LeonardoFM 19/01/2024
Um farol aos corações aflitos deste mundo
Que tinta deveria eu escorrer em resenha deste trabalho tão célebre e que por tantas bocas vagou numa incessante coalizão de reverências? Neste ano de Nosso Senhor, 2024, que haverá de inédito e que valha o bico da pena nos sofrimentos e nas lamúrias de Werther, um homem que matamos - sim, matamos - por ter em seu peito mais alma do que cabe na Criação em sua totalidade? Não muito.
Hoje tomamos por garantido o arquétipo do apaixonado louco e infeliz, mas isso nem sempre foi moda, sabe?
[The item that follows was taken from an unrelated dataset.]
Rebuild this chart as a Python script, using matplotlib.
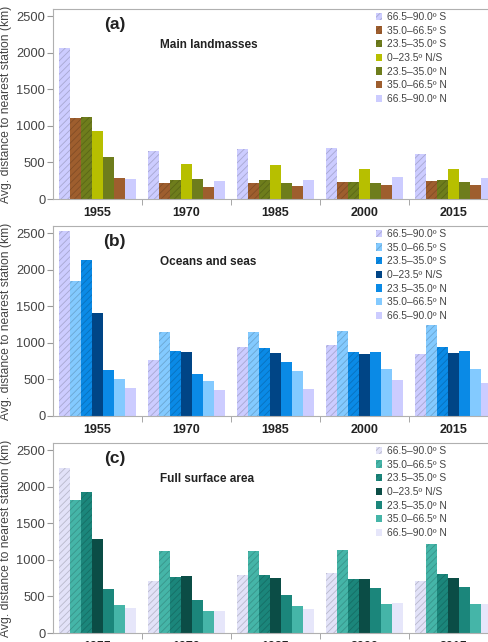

É anacrônico visitar Wallhelm esperando mais uma história desse tipo quando, em verdade, estamos expectando a primeira de muitas. Os Sofrimentos do Jovem Werther arruinou uma geração inteira de homens? Sim. Mas é inegável que o texto suceda em sua transposição do sentimento inebriante do amor por meio de uma prosa tão minuciosamente poética que eu bem a entregaria a uma raça alienígena sem qualquer entendimento do que é a paixão humana. Ler Os Sofrimento do Jovem Werther é o êxtase da cumplicidade, é ouvir segredos confiados a nós de um homem louco que não podemos ajudar. Não há mão que possamos estender a ele e isso nos mata pouco a pouco também.
É a insanidade do amor destilada num contraste página a página, entre o que há de mais belo no mundo e o que há de mais trágico no coração dos homens. O equilíbrio entre esses dois fatores torna a derrocada de nosso protagonista ainda mais impactante, pois é a beleza de um sentimento rasgando-se para encaixar no mundo que a desdenha. A inevitabilidade do destino de Werther é horrível, como um jardim de rosas e orquídeas pisoteado pela realidade, ou um casaco de bebê foca.
Como a escrita demanda muito emocionalmente do leitor, e minha leitura é naturalmente fragmentada entre os intervalos que roubo para mim mesmo na hora de levantar da cadeira do trabalho e ir ao banheiro ou beber café, não posso sempre ser um bom ouvinte às carências de Werther, e quando você não foca o suficiente para calçar os sapatos infinitamente sôfregos de nossos protagonistas românticos, inevitavelmente cenas passaram a mesma novelidade canastrona do primeiro parágrafo desta resenha. Desculpa que eu não tenha estado sempre lá para seus sofrimentos, jovem Werther.